Required task:
From the records below, print only the part that opens with the line containing "Emit a web page that matches this image, drawn with Observable" and closes with the line containing "const yTicks = [0, 0.3, 0.6];"; omit the pictures.

Material provided:
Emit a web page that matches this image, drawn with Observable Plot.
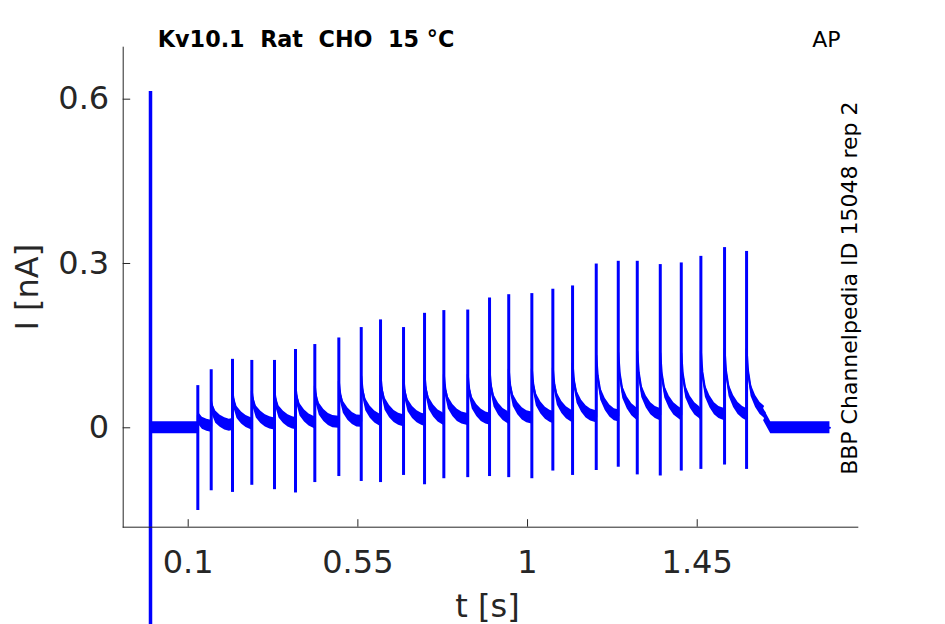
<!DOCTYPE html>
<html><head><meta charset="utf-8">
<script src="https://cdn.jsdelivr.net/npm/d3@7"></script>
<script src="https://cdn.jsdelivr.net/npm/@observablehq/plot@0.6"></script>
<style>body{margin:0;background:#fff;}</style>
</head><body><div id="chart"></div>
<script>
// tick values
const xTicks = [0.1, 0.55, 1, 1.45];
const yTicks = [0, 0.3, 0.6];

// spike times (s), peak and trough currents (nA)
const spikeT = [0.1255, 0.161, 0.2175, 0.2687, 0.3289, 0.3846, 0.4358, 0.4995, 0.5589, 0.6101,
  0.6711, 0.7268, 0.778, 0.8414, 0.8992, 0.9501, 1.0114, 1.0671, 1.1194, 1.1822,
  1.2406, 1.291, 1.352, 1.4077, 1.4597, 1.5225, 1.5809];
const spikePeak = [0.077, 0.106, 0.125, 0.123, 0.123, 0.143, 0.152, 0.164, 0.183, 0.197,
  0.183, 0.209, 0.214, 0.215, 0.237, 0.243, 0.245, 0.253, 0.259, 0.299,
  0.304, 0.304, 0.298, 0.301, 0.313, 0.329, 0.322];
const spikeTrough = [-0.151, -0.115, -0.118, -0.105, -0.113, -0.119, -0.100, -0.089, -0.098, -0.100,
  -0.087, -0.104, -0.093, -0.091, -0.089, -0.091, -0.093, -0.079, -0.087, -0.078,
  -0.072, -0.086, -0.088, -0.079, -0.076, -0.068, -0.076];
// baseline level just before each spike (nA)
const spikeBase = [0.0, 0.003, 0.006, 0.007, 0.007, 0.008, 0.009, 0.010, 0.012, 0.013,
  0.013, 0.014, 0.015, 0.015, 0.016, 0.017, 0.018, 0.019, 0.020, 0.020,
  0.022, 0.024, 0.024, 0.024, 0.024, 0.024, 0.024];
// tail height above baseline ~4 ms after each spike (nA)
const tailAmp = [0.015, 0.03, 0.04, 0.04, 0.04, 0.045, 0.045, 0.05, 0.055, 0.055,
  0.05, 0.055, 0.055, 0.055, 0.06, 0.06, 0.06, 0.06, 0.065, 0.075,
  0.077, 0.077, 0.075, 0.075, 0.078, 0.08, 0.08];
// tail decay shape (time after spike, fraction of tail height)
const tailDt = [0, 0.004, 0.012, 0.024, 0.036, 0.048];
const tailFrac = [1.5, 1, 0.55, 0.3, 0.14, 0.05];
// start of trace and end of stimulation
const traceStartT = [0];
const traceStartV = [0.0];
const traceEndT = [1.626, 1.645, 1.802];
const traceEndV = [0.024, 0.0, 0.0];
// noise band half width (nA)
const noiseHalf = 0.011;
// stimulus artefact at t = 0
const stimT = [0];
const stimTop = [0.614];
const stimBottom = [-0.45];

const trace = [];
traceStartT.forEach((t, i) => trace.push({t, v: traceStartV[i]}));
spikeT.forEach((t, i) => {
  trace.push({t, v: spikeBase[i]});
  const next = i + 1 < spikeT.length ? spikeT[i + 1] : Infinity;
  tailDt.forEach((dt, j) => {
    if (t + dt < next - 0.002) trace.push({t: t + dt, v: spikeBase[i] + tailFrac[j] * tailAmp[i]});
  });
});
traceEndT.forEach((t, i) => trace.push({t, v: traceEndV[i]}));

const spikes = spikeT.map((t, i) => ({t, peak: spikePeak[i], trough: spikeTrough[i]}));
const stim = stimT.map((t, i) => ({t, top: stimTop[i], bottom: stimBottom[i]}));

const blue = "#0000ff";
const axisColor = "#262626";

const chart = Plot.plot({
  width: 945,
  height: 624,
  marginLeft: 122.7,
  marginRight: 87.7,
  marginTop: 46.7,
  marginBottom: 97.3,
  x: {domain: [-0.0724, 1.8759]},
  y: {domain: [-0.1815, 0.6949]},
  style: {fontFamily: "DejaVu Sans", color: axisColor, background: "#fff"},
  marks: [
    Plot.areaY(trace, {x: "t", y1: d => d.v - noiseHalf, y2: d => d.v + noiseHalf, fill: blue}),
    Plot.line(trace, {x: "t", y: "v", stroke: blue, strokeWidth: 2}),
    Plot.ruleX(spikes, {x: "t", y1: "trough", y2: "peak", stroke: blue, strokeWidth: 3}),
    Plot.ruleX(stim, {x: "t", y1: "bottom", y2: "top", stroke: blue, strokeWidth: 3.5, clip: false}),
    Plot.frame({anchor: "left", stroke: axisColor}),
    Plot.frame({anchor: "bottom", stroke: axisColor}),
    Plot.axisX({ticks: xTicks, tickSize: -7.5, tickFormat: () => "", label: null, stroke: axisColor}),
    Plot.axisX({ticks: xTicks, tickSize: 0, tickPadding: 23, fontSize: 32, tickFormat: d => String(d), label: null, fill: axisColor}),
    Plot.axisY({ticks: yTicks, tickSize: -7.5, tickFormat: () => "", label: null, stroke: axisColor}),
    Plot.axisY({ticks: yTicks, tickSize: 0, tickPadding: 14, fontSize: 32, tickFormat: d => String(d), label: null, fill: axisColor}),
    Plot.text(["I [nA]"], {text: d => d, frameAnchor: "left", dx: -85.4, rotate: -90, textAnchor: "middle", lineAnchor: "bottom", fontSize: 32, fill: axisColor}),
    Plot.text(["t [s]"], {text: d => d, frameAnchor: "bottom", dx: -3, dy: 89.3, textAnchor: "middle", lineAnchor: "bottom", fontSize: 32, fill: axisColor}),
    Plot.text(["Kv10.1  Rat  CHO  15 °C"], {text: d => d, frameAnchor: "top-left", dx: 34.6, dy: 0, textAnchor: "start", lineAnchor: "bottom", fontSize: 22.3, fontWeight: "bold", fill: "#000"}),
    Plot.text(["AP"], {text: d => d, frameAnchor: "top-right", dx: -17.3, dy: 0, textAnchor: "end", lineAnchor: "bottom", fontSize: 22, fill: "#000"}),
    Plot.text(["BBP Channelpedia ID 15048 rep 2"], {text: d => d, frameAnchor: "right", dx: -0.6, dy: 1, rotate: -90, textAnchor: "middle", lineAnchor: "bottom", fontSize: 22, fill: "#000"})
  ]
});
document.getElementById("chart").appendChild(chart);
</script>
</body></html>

* * *

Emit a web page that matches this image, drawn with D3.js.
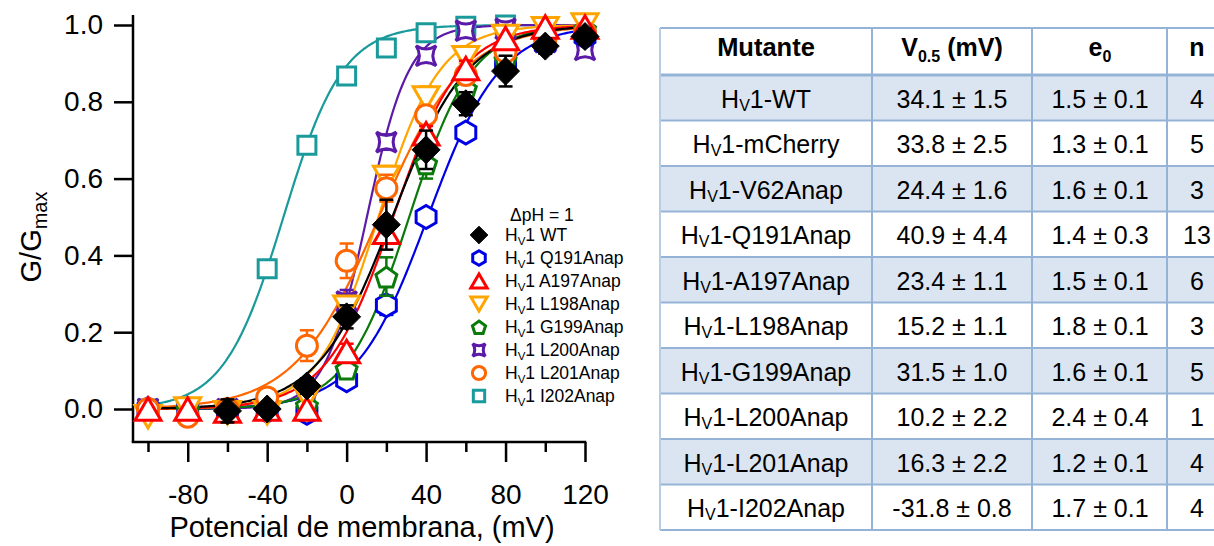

Solution to the exercise:
Emit a web page that matches this image, drawn with Observable Plot.
<!DOCTYPE html>
<html><head><meta charset="utf-8">
<script src="https://cdn.jsdelivr.net/npm/d3@7"></script>
<script src="https://cdn.jsdelivr.net/npm/@observablehq/plot@0.6"></script>
<style>body{margin:0;background:#fff;}</style>
</head><body><div id="chart"></div>
<script>
// tick values
const xTicks = [0.1, 0.55, 1, 1.45];
const yTicks = [0, 0.3, 0.6];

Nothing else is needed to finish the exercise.